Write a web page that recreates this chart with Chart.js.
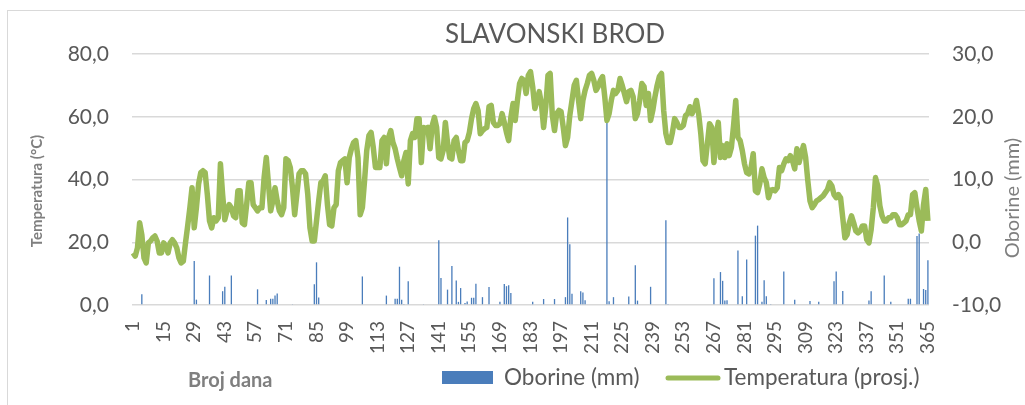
<!DOCTYPE html>
<html>
<head>
<meta charset="utf-8">
<script src="https://cdn.jsdelivr.net/npm/chart.js@4.4.0/dist/chart.umd.min.js"></script>
<style>
  html, body { margin: 0; padding: 0; background: #fff; }
  #wrap { position: relative; width: 1025px; height: 405px; overflow: hidden; }
  #frame { position: absolute; left: 7px; top: 10px; width: 1040px; height: 420px; border: 1px solid #d9d9d9; box-sizing: border-box; }
  #chart { position: absolute; left: 0; top: 0; }
</style>
</head>
<body>
<div id="wrap">
  <div id="frame"></div>
  <canvas id="chart" width="1025" height="405"></canvas>
</div>
<script>
// Slavonski Brod - dnevne oborine (stupci) i prosječna temperatura (linija)
const TITLE = 'SLAVONSKI BROD';
const X_TITLE = 'Broj dana';
const Y_TITLE = 'Temperatura (°C)';
const Y1_TITLE = 'Oborine (mm)';
const BAR_LABEL = 'Oborine (mm)';
const LINE_LABEL = 'Temperatura (prosj.)';

// prosječna dnevna temperatura, dan 1..365
const TEMP = [
  -1.7, -2.2, -0.9, 3.1, 1.2, -2.5, -3.3, -0.1, 0.2, 0.7,
  1.0, 0.2, -1.7, -1.7, -0.1, -0.6, -1.7, -0.1, 0.4, -0.1,
  -0.9, -2.5, -3.3, -3.0, -0.1, 2.6, 5.5, 8.7, 2.3, 5.5,
  9.3, 11.1, 11.4, 11.1, 7.6, 3.4, 2.3, 3.9, 3.4, 3.9,
  12.5, 7.6, 3.6, 5.0, 6.0, 5.5, 4.2, 3.9, 8.2, 8.2,
  3.1, 2.8, 6.0, 9.5, 9.5, 6.0, 5.5, 5.0, 5.5, 5.5,
  10.3, 13.5, 9.3, 5.0, 6.6, 8.7, 6.6, 5.0, 4.4, 5.5,
  13.3, 13.0, 11.9, 8.7, 4.4, 7.6, 10.9, 11.4, 11.4, 10.9,
  7.6, 2.3, 0.2, 0.2, 3.4, 6.6, 9.5, 9.8, 10.6, 6.0,
  2.8, 2.6, 5.5, 6.0, 11.4, 12.7, 13.0, 13.3, 9.5, 13.5,
  14.9, 15.9, 16.2, 13.5, 4.4, 5.5, 9.8, 14.6, 17.0, 17.5,
  15.1, 11.9, 11.9, 11.9, 16.2, 16.7, 12.5, 16.7, 17.8, 15.9,
  14.9, 13.3, 11.9, 10.6, 13.0, 14.3, 9.3, 16.2, 17.3, 16.7,
  19.7, 19.7, 12.7, 18.3, 18.1, 18.3, 14.9, 18.6, 19.9, 18.3,
  13.5, 13.3, 14.6, 19.1, 15.9, 13.5, 13.3, 16.2, 16.7, 14.6,
  13.0, 13.0, 15.9, 16.2, 17.5, 19.7, 21.3, 22.1, 21.0, 17.3,
  17.8, 18.1, 18.3, 21.6, 21.8, 19.1, 18.6, 18.6, 18.9, 20.5,
  19.1, 17.5, 16.2, 19.9, 22.1, 19.4, 22.6, 25.3, 26.1, 25.8,
  23.7, 26.6, 27.2, 24.8, 21.3, 22.6, 24.0, 22.1, 18.3, 21.6,
  26.6, 26.9, 20.2, 17.8, 20.5, 21.0, 20.8, 18.3, 15.4, 16.7,
  20.2, 22.6, 25.0, 25.8, 22.6, 19.7, 22.6, 24.2, 25.3, 26.6,
  26.9, 25.8, 24.2, 24.8, 25.8, 26.4, 23.2, 19.4, 20.5, 22.6,
  24.2, 23.7, 24.2, 26.1, 25.0, 23.7, 22.4, 24.0, 24.2, 23.2,
  19.7, 20.5, 22.6, 25.3, 24.8, 21.8, 23.7, 19.4, 21.0, 23.2,
  25.0, 26.4, 26.9, 21.0, 17.3, 15.9, 15.9, 17.5, 19.7, 19.1,
  18.3, 18.3, 18.6, 20.2, 20.5, 21.6, 20.5, 21.3, 22.6, 20.5,
  17.3, 13.0, 12.5, 15.7, 18.9, 18.3, 12.7, 17.0, 19.1, 13.5,
  15.4, 13.5, 15.7, 13.8, 15.1, 18.6, 22.6, 16.7, 16.2, 14.6,
  12.5, 11.1, 10.9, 11.9, 14.1, 8.2, 7.9, 9.3, 11.7, 10.3,
  9.5, 7.1, 8.3, 8.4, 8.2, 8.7, 11.9, 11.4, 12.5, 13.3,
  13.0, 13.8, 13.0, 11.7, 14.9, 12.7, 14.1, 15.4, 13.5, 9.8,
  6.6, 5.5, 6.0, 6.6, 6.8, 7.1, 7.4, 7.9, 8.4, 9.5,
  9.0, 7.6, 7.1, 7.6, 7.1, 3.9, 0.7, 1.2, 3.1, 4.2,
  3.1, 1.8, 1.5, 1.8, 2.6, 2.6, 0.4, -0.1, 2.0, 5.5,
  10.3, 9.0, 5.8, 4.2, 3.4, 3.4, 3.9, 3.9, 4.4, 4.4,
  3.9, 2.8, 2.8, 3.1, 3.4, 4.4, 4.4, 7.6, 7.9, 5.5,
  3.4, 1.8, 6.0, 8.4, 3.4
];

// dani s oborinom i količina (mm); ostali dani = 0
const RAIN_DAYS = [
  5, 29, 30, 36, 42, 43, 46, 58, 62, 64, 65, 66, 67, 74, 84, 85, 86,
  106, 117, 121, 122, 123, 124, 125, 127, 134, 141, 142, 145, 147, 149, 150,
  151, 153, 154, 156, 157, 158, 161, 164, 169, 171, 172, 173, 174, 184, 189,
  194, 199, 200, 201, 202, 206, 207, 208, 218, 219, 221, 228, 231, 232, 238,
  245, 246, 267, 270, 271, 272, 273, 278, 280, 282, 286, 287, 289, 290, 291,
  293, 299, 304, 311, 315, 322, 323, 326, 338, 339, 345, 348, 356, 357, 360,
  361, 363, 364, 365
];
const RAIN_MM = [
  3.4, 14.0, 1.7, 9.4, 4.4, 5.8, 9.4, 5.0, 1.6, 2.0, 2.0, 3.0, 3.7, 0.3, 6.6, 13.6, 2.4,
  9.1, 3.0, 2.0, 2.0, 12.2, 1.7, 0.3, 7.6, 0.3, 20.6, 8.6, 4.9, 12.4, 7.8, 1.0,
  5.4, 0.6, 1.1, 2.3, 2.3, 6.8, 2.5, 5.7, 1.0, 6.7, 6.0, 6.3, 3.8, 1.0, 1.9,
  1.9, 2.5, 27.9, 19.4, 3.6, 4.4, 4.0, 1.5, 59.0, 1.2, 2.5, 2.7, 12.7, 1.4, 5.8,
  27.0, 0.3, 8.5, 10.5, 7.7, 1.4, 1.5, 17.4, 2.8, 14.5, 22.1, 25.3, 1.0, 7.9, 2.8,
  0.3, 10.7, 1.7, 1.3, 1.0, 7.6, 10.7, 4.5, 1.4, 4.4, 9.4, 1.0, 2.0, 2.0, 22.0,
  22.8, 5.1, 4.8, 14.3
];

const LEFT_TICKS = [0, 20, 40, 60, 80];
const RIGHT_TICKS = [-10, 0, 10, 20, 30];
const LABEL_STEP = 14; // 1, 15, 29, ... 365

const BAR_COLOR = '#4a7dbb';
const LINE_COLOR = '#9bbb59';
const TEXT_COLOR = '#595959';
const GRID_COLOR = '#d9d9d9';
const FONT = "Lato, 'Open Sans', sans-serif";

const DAYS = TEMP.map((_, i) => i + 1);
const PRECIP = DAYS.map(() => 0);
RAIN_DAYS.forEach((d, i) => { PRECIP[d - 1] = RAIN_MM[i]; });

const fmt = v => v.toFixed(1).replace('.', ',');

// naslov, nazivi osi i legenda
const extraText = {
  id: 'extraText',
  afterDraw(chart) {
    const ctx = chart.ctx;
    ctx.save();
    ctx.textBaseline = 'middle';

    ctx.fillStyle = TEXT_COLOR;
    ctx.textAlign = 'center';
    ctx.font = '26px ' + FONT;
    ctx.fillText(TITLE, 555, 35);

    ctx.fillStyle = '#7f7f7f';
    ctx.font = 'bold 15px ' + FONT;
    ctx.save();
    ctx.translate(37, 191);
    ctx.rotate(-Math.PI / 2);
    ctx.fillText(Y_TITLE, 0, 0);
    ctx.restore();

    ctx.fillStyle = '#7f7f7f';
    ctx.font = '20px ' + FONT;
    ctx.save();
    ctx.translate(1013, 198);
    ctx.rotate(-Math.PI / 2);
    ctx.fillText(Y1_TITLE, 0, 0);
    ctx.restore();

    ctx.textAlign = 'left';
    ctx.font = 'bold 20px ' + FONT;
    ctx.fillText(X_TITLE, 188, 381);

    // legenda
    ctx.fillStyle = BAR_COLOR;
    ctx.fillRect(442, 371, 51, 13);
    ctx.fillStyle = TEXT_COLOR;
    ctx.font = '22.5px ' + FONT;
    ctx.fillText(BAR_LABEL, 504, 378);

    ctx.strokeStyle = LINE_COLOR;
    ctx.lineWidth = 5;
    ctx.lineCap = 'round';
    ctx.beginPath();
    ctx.moveTo(668, 378);
    ctx.lineTo(718, 378);
    ctx.stroke();
    ctx.fillText(LINE_LABEL, 724, 378);

    ctx.restore();
  }
};

new Chart(document.getElementById('chart').getContext('2d'), {
  data: {
    labels: DAYS,
    datasets: [
      {
        type: 'line',
        label: LINE_LABEL,
        data: TEMP,
        yAxisID: 'y1',
        borderColor: LINE_COLOR,
        borderWidth: 5.5,
        borderJoinStyle: 'round',
        pointRadius: 0,
        tension: 0,
        order: 0
      },
      {
        type: 'bar',
        label: BAR_LABEL,
        data: PRECIP,
        yAxisID: 'y',
        backgroundColor: BAR_COLOR,
        borderWidth: 0,
        barPercentage: 0.6,
        categoryPercentage: 1.0,
        order: 1
      }
    ]
  },
  options: {
    responsive: false,
    devicePixelRatio: 1,
    animation: false,
    layout: { padding: { top: 54, left: 0, right: 0, bottom: 0 } },
    plugins: {
      legend: { display: false },
      tooltip: { enabled: false }
    },
    scales: {
      x: {
        type: 'category',
        offset: true,
        grid: { display: false, drawTicks: false },
        border: { display: false },
        ticks: {
          autoSkip: false,
          minRotation: 90,
          maxRotation: 90,
          padding: 16,
          color: TEXT_COLOR,
          font: { family: FONT, size: 19 },
          callback: (v, i) => (i % LABEL_STEP === 0 ? String(DAYS[i]) : '')
        },
        afterFit: s => { s.height = 100; }
      },
      y: {
        position: 'left',
        min: LEFT_TICKS[0],
        max: LEFT_TICKS[LEFT_TICKS.length - 1],
        grid: { color: GRID_COLOR, lineWidth: 1.5, drawTicks: false },
        border: { display: false },
        afterBuildTicks: s => { s.ticks = LEFT_TICKS.map(v => ({ value: v })); },
        ticks: {
          padding: 23,
          color: TEXT_COLOR,
          font: { family: FONT, size: 21 },
          callback: v => fmt(v)
        },
        afterFit: s => { s.width = 132; }
      },
      y1: {
        position: 'right',
        min: RIGHT_TICKS[0],
        max: RIGHT_TICKS[RIGHT_TICKS.length - 1],
        grid: { display: false, drawTicks: false },
        border: { display: false },
        afterBuildTicks: s => { s.ticks = RIGHT_TICKS.map(v => ({ value: v })); },
        ticks: {
          padding: 23,
          color: TEXT_COLOR,
          font: { family: FONT, size: 21 },
          callback: v => fmt(v)
        },
        afterFit: s => { s.width = 96; }
      }
    }
  },
  plugins: [extraText]
});
</script>
</body>
</html>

● ● ● ● ●

▶ _TASK_
Repeat the listing above from its first line through the line that contains "const LINE_LABEL = 'Temperatura (prosj.)';", both included, and nothing more. Drop the pictures.

▶ _WORKED ANSWER_
Write a web page that recreates this chart with Chart.js.
<!DOCTYPE html>
<html>
<head>
<meta charset="utf-8">
<script src="https://cdn.jsdelivr.net/npm/chart.js@4.4.0/dist/chart.umd.min.js"></script>
<style>
  html, body { margin: 0; padding: 0; background: #fff; }
  #wrap { position: relative; width: 1025px; height: 405px; overflow: hidden; }
  #frame { position: absolute; left: 7px; top: 10px; width: 1040px; height: 420px; border: 1px solid #d9d9d9; box-sizing: border-box; }
  #chart { position: absolute; left: 0; top: 0; }
</style>
</head>
<body>
<div id="wrap">
  <div id="frame"></div>
  <canvas id="chart" width="1025" height="405"></canvas>
</div>
<script>
// Slavonski Brod - dnevne oborine (stupci) i prosječna temperatura (linija)
const TITLE = 'SLAVONSKI BROD';
const X_TITLE = 'Broj dana';
const Y_TITLE = 'Temperatura (°C)';
const Y1_TITLE = 'Oborine (mm)';
const BAR_LABEL = 'Oborine (mm)';
const LINE_LABEL = 'Temperatura (prosj.)';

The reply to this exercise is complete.